Just running hot tape might be the best answer. He does respect it.
With some creativity, it is pretty darn easy to zip tie T-post or wood post extended insulators to the gate itself, and have wire on the gate. You do have to string it TIGHT on the gate, between the insulators. If it is too loose, you run the chance he will push the wire against the metal gate and short it out before he gets a good enough shock. If your power comes from the hinge side, just leave enough slack in a loop to open/close the gate. If power comes from the open side, you will need to set it up with gate handles. Smaller lightweight “simple” handles are best for this situation, not the big bulky ones…
EVERY SINGLE FIELD I have ever had drafts in, I have had to electrify the gate with extenders. It’s a quick and easy project, one that I could slap up and take down in a matter of minutes. I haven’t had any drafts in a few years, but the wire and extenders are still stored in a neat coil on the wall of my shed, ready to go again!
A gate made of steel instead of aluminum is stronger. In Ontario, you would want to buy a diamond bar gate instead of a tube gate. I have never had one bend, and we used to have cattle.
This is a good idea. But the problem remains if having the hot wire on BOTH sides of the gate since it divides a paddock and he spends time on both sides… and just on the top wouldn’t stop his ass rubbing.
I don’t run it on the top, I run it on whichever horizontal “bar” is closest to “butt high”.
You can run electric wire on both sides of the gate as long as you have the ability to reach thru somehow to unhook the offside from the side you are on. If you were super handy, you could rig an easily accesible cut-off switch so that both side are “dead” at the same time.
and that is why I did nt think it would work. I need it on BOTH sides of the gate.
I can’t speak of the ability to hold up a horse bum, but I have 12 of these in lengths from 8 to 14 feet on my farm. I love them because my pawing horses keep their feet on their own side of the gate.
https://www.tractorsupply.com/tsc/product/tarter-2-x-4-wirefilled-gate-black-12-wfgbl12-1362703?cm_mmc=feed--GoogleShopping--Product-_-1362703&gclid=CjwKCAiAnfjyBRBxEiwA-EECLKT9DlJaru1V6iFPN9ihaGJCM6vJaVPyymiWyDRWcEIXkpwHYmjiKRoC_cAQAvD_BwE
For your dividing gate, I’d just make that a hot tape gate. I’ve got two of mine set up that way (although I did it because it was cheaper than buying a gate, heh). Simple & if he does decide to destroy it somehow, at least it’s easy & inexpensive to replace.
THIS!!! Those a SUPER heavy duty, expensive…but worth it!!
I also agree with an electric tape gate…“horsey” will only sit on it ONCE!!!
An interesting idea was presented today - a “sacrificial gate”/ Set up in the middle of the field, two posts and a gate they can scratch their little hearts (butts?) out.

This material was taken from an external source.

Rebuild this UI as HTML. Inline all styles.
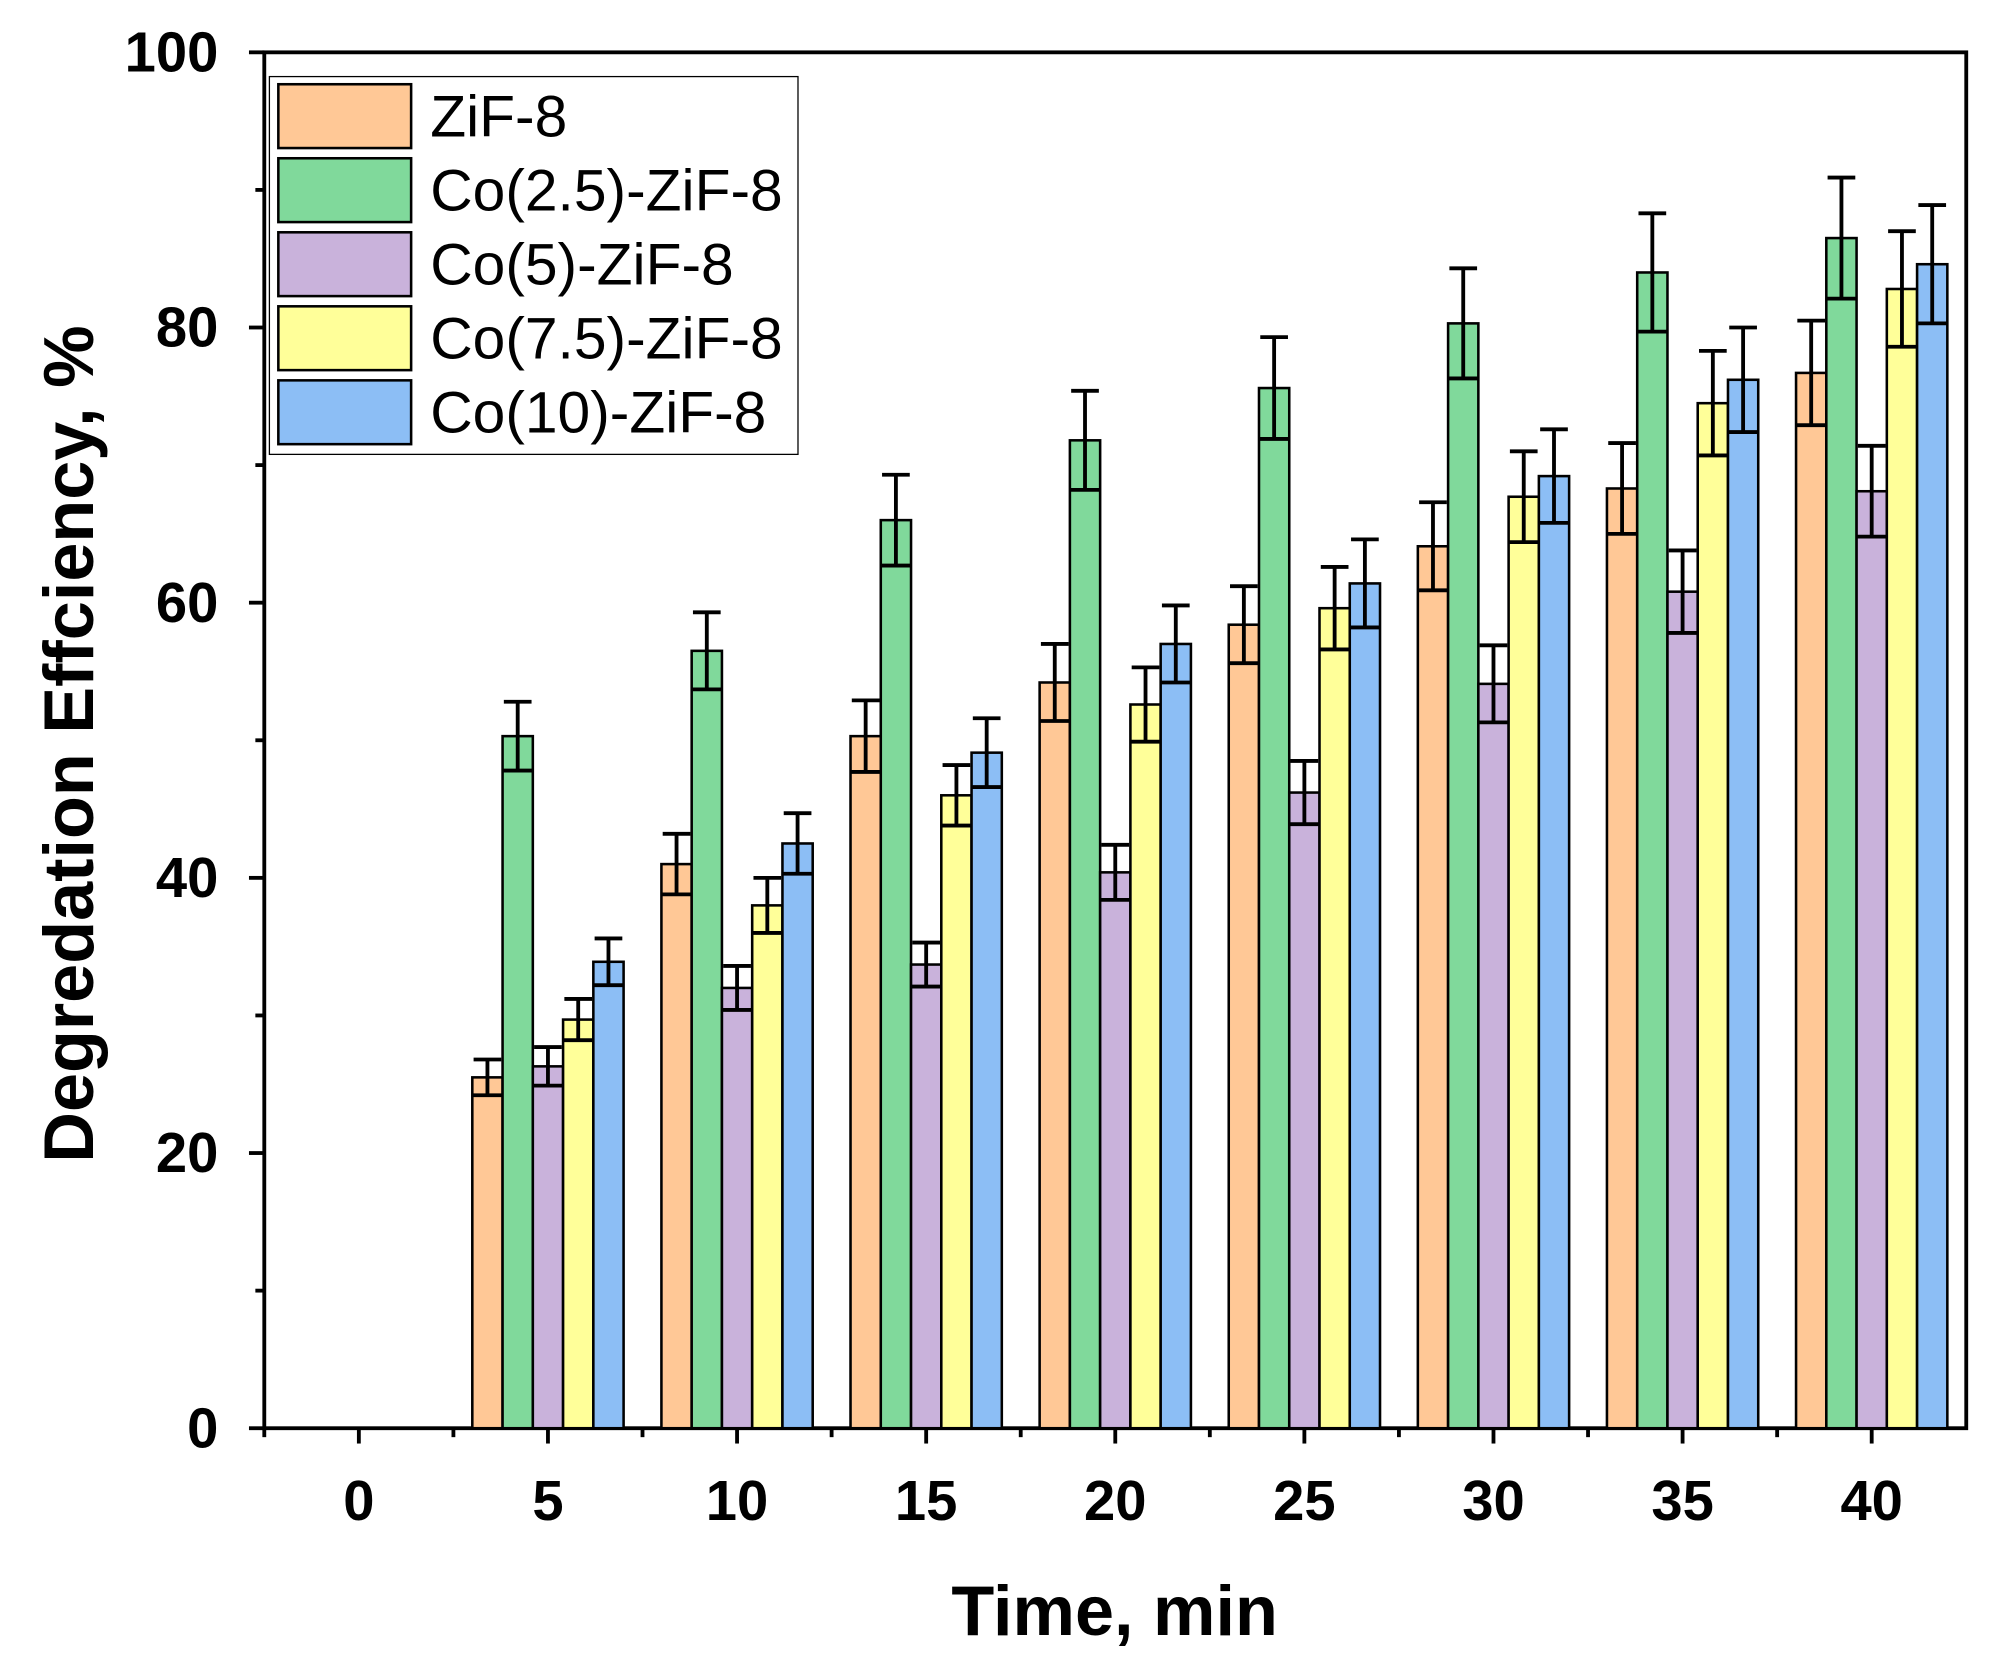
<!DOCTYPE html>
<html><head><meta charset="utf-8"><style>
html,body{margin:0;padding:0;background:#fff;}
svg{display:block;}
text{font-family:"Liberation Sans",Arial,sans-serif;}
</style></head><body>
<svg id="chart" width="2002" height="1672" viewBox="0 0 1568 1310" preserveAspectRatio="none" xmlns="http://www.w3.org/2000/svg">
<g id="axes"></g><g id="bars"></g><g id="legend"></g>
</svg>
<script>
const categories = [5, 10, 15, 20, 25, 30, 35, 40];
const seriesNames = ["ZiF-8", "Co(2.5)-ZiF-8", "Co(5)-ZiF-8", "Co(7.5)-ZiF-8", "Co(10)-ZiF-8"];
const zif8 = [25.5, 41, 50.3, 54.2, 58.4, 64.1, 68.3, 76.7];
const co25 = [50.3, 56.5, 66, 71.8, 75.6, 80.3, 84, 86.5];
const co5 = [26.3, 32, 33.7, 40.4, 46.2, 54.1, 60.8, 68.1];
const co75 = [29.7, 38, 46, 52.6, 59.6, 67.7, 74.5, 82.8];
const co10 = [33.9, 42.5, 49.1, 57, 61.4, 69.2, 76.2, 84.6];
const errZif8 = [1.3, 2.2, 2.6, 2.8, 2.8, 3.2, 3.3, 3.8];
const errCo25 = [2.5, 2.8, 3.3, 3.6, 3.7, 4.0, 4.3, 4.4];
const errCo5 = [1.4, 1.6, 1.6, 2.0, 2.3, 2.8, 3.0, 3.3];
const errCo75 = [1.5, 2.0, 2.2, 2.7, 3.0, 3.3, 3.8, 4.2];
const errCo10 = [1.7, 2.2, 2.5, 2.8, 3.2, 3.4, 3.8, 4.3];
const xTicks = [0, 5, 10, 15, 20, 25, 30, 35, 40];
const yTicks = [0, 20, 40, 60, 80, 100];

const series = [zif8, co25, co5, co75, co10];
const errs = [errZif8, errCo25, errCo5, errCo75, errCo10];
const colors = ["#FFC896", "#80D99B", "#C9B2DB", "#FFFF99", "#8CBEF5"];
const L=207,R=1540,T=41,B=1119;
const xMin=-2.5,xMax=42.5;
const X=v=>L+(v-xMin)/(xMax-xMin)*(R-L);
const Y=v=>B-(v/100)*(B-T);
const NS="http://www.w3.org/2000/svg";
function mk(tag,attrs,parent,txt){const e=document.createElementNS(NS,tag);for(const k in attrs)e.setAttribute(k,attrs[k]);if(txt!==undefined)e.textContent=txt;parent.appendChild(e);return e;}
const axes=document.getElementById('axes'),bars=document.getElementById('bars'),leg=document.getElementById('legend');

const frame=mk('rect',{x:L,y:T,width:R-L,height:B-T,fill:'none',stroke:'#000','stroke-width':3},axes);


xTicks.forEach(t=>{
  const x=X(t);
  const tk=mk('line',{x1:x,x2:x,y1:B,y2:B+12,stroke:'#000','stroke-width':3},axes);
  
  
  const m=mk('line',{x1:X(t-2.5),x2:X(t-2.5),y1:B,y2:B+7,stroke:'#000','stroke-width':3},axes);
  
  
  const lb=mk('text',{x:x,y:B+72,'text-anchor':'middle','font-size':44,'font-weight':'bold'},axes,String(t));
  
  
});
yTicks.forEach(t=>{
  const y=Y(t);
  const tk=mk('line',{x1:L-12,x2:L,y1:y,y2:y,stroke:'#000','stroke-width':3},axes);
  
  
  if(t<100){const m=mk('line',{x1:L-7,x2:L,y1:Y(t+10),y2:Y(t+10),stroke:'#000','stroke-width':3},axes);
  
  }
  const lb=mk('text',{x:L-36,y:y+15,'text-anchor':'end','font-size':44,'font-weight':'bold'},axes,String(t));
  
  
});
const xt=mk('text',{x:873,y:1281,'text-anchor':'middle','font-size':55,'font-weight':'bold'},axes,'Time, min');


const yt=mk('text',{x:0,y:0,transform:'translate(73,583) rotate(-90)','text-anchor':'middle','font-size':55,'font-weight':'bold'},axes,'Degredation Effciency, %');



const step=X(5)-X(0), bw=step*0.8/5;
categories.forEach((c,i)=>{
  series.forEach((s,j)=>{
    const x0=X(c)-step*0.4+j*bw, v=s[i], e=errs[j][i], cx=x0+bw/2;
    const r=mk('rect',{x:x0,y:Y(v),width:bw,height:B-Y(v),fill:colors[j],stroke:'#000','stroke-width':2},bars);
    
    
    const el=mk('path',{d:`M${cx} ${Y(v+e)}V${Y(v-e)}M${cx-bw/2+1} ${Y(v+e)}H${cx+bw/2-1}M${x0} ${Y(v-e)}H${x0+bw}`,stroke:'#000','stroke-width':3,fill:'none'},bars);
    
    
  });
});

const lb=mk('rect',{x:211,y:60,width:414,height:296,fill:'#fff',stroke:'#000','stroke-width':1},leg);


seriesNames.forEach((n,j)=>{
  const y=66+j*58;
  const sw=mk('rect',{x:218,y:y,width:104,height:50,fill:colors[j],stroke:'#000','stroke-width':2},leg);
  
  
  const tx=mk('text',{x:337,y:y+41,'font-size':46},leg,n);
  
  
});
</script>
</body></html>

And of course that brought up the idea of those “broom heads/ scratching post” set ups… maybe ina ddition to the hot wire gate. I’ll let yall know how it works!
I personally would not encourage any sort of butt rubbing on gates. I would offer an alternative, though, I like the broom idea - maybe a long push broom head?
Cattle have oil scratchers and hanging insecticide bags to rub on.
That is because when they scratch on any surface, in the right situation, they transmit lice and such to each other.
The scratching posts for cattle have a way for them to scratch and at the same time get dosed with insecticide in oils or powders.
Those also help with flies in season.
Horses don’t scratch near as much as cattle do.
Especially in the spring cattle itch fiercely.
When providing scratching posts for horses, if one has some kind of transmittable skin problem, other horses using that scratcher may also be infected.
Something to consider if using such scratchers, to keep them very clean and disinfected.
I have seen the broom heads idea and think I will do that. and thanks @Bluey no skin issues in my small group of three… knock on wood!
I installed the hot tape “gate” the other day. WOrked well.